- _OBJECTIVE_: Output the data below in full, character for character.

- _RAW DATA_:
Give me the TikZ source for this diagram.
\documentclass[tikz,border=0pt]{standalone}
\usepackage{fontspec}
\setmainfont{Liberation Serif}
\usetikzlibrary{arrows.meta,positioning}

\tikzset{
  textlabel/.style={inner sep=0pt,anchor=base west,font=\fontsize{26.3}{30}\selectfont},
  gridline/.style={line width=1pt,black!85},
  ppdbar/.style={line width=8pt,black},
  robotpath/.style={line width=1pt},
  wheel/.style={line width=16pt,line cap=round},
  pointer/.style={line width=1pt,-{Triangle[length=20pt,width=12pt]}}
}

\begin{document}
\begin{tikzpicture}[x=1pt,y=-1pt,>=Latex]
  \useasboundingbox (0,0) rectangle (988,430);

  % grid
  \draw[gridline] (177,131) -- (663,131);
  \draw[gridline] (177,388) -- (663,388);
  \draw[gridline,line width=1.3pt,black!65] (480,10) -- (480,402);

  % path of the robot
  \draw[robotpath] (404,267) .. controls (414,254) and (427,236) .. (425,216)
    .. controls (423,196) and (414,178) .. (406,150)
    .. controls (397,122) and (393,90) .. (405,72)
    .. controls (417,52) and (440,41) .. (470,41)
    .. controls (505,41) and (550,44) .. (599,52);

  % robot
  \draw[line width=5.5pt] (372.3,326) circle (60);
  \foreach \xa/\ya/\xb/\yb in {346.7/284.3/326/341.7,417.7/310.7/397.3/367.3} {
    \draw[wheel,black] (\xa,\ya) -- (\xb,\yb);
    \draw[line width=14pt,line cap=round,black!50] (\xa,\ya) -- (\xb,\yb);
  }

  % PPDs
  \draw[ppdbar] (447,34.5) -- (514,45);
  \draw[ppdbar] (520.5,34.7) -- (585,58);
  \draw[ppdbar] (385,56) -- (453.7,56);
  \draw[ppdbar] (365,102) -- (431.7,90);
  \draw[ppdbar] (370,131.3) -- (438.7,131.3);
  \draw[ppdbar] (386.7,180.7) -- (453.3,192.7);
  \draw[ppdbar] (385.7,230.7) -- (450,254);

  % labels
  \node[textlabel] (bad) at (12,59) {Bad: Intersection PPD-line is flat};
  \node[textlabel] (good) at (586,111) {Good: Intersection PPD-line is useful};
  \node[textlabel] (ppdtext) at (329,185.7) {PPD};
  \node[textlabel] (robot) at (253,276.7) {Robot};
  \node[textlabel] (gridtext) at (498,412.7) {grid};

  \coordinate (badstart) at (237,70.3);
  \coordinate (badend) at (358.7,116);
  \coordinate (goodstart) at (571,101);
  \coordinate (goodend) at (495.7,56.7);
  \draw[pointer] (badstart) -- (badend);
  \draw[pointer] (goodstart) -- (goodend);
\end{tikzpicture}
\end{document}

- _FINAL RESULT_:
Give me the TikZ source for this diagram.
\documentclass[tikz,border=0pt]{standalone}
\usepackage{fontspec}
\setmainfont{Liberation Serif}
\usetikzlibrary{arrows.meta,positioning}

\tikzset{
  textlabel/.style={inner sep=0pt,anchor=base west,font=\fontsize{26.3}{30}\selectfont},
  gridline/.style={line width=1pt,black!85},
  ppdbar/.style={line width=8pt,black},
  robotpath/.style={line width=1pt},
  wheel/.style={line width=16pt,line cap=round},
  pointer/.style={line width=1pt,-{Triangle[length=20pt,width=12pt]}}
}

\begin{document}
\begin{tikzpicture}[x=1pt,y=-1pt,>=Latex]
  \useasboundingbox (0,0) rectangle (988,430);

  % grid
  \draw[gridline] (177,131) -- (663,131);
  \draw[gridline] (177,388) -- (663,388);
  \draw[gridline,line width=1.3pt,black!65] (480,10) -- (480,402);

  % path of the robot
  \draw[robotpath] (404,267) .. controls (414,254) and (427,236) .. (425,216)
    .. controls (423,196) and (414,178) .. (406,150)
    .. controls (397,122) and (393,90) .. (405,72)
    .. controls (417,52) and (440,41) .. (470,41)
    .. controls (505,41) and (550,44) .. (599,52);

  % robot
  \draw[line width=5.5pt] (372.3,326) circle (60);
  \foreach \xa/\ya/\xb/\yb in {346.7/284.3/326/341.7,417.7/310.7/397.3/367.3} {
    \draw[wheel,black] (\xa,\ya) -- (\xb,\yb);
    \draw[line width=14pt,line cap=round,black!50] (\xa,\ya) -- (\xb,\yb);
  }

  % PPDs
  \draw[ppdbar] (447,34.5) -- (514,45);
  \draw[ppdbar] (520.5,34.7) -- (585,58);
  \draw[ppdbar] (385,56) -- (453.7,56);
  \draw[ppdbar] (365,102) -- (431.7,90);
  \draw[ppdbar] (370,131.3) -- (438.7,131.3);
  \draw[ppdbar] (386.7,180.7) -- (453.3,192.7);
  \draw[ppdbar] (385.7,230.7) -- (450,254);

  % labels
  \node[textlabel] (bad) at (12,59) {Bad: Intersection PPD-line is flat};
  \node[textlabel] (good) at (586,111) {Good: Intersection PPD-line is useful};
  \node[textlabel] (ppdtext) at (329,185.7) {PPD};
  \node[textlabel] (robot) at (253,276.7) {Robot};
  \node[textlabel] (gridtext) at (498,412.7) {grid};

  \coordinate (badstart) at (237,70.3);
  \coordinate (badend) at (358.7,116);
  \coordinate (goodstart) at (571,101);
  \coordinate (goodend) at (495.7,56.7);
  \draw[pointer] (badstart) -- (badend);
  \draw[pointer] (goodstart) -- (goodend);
\end{tikzpicture}
\end{document}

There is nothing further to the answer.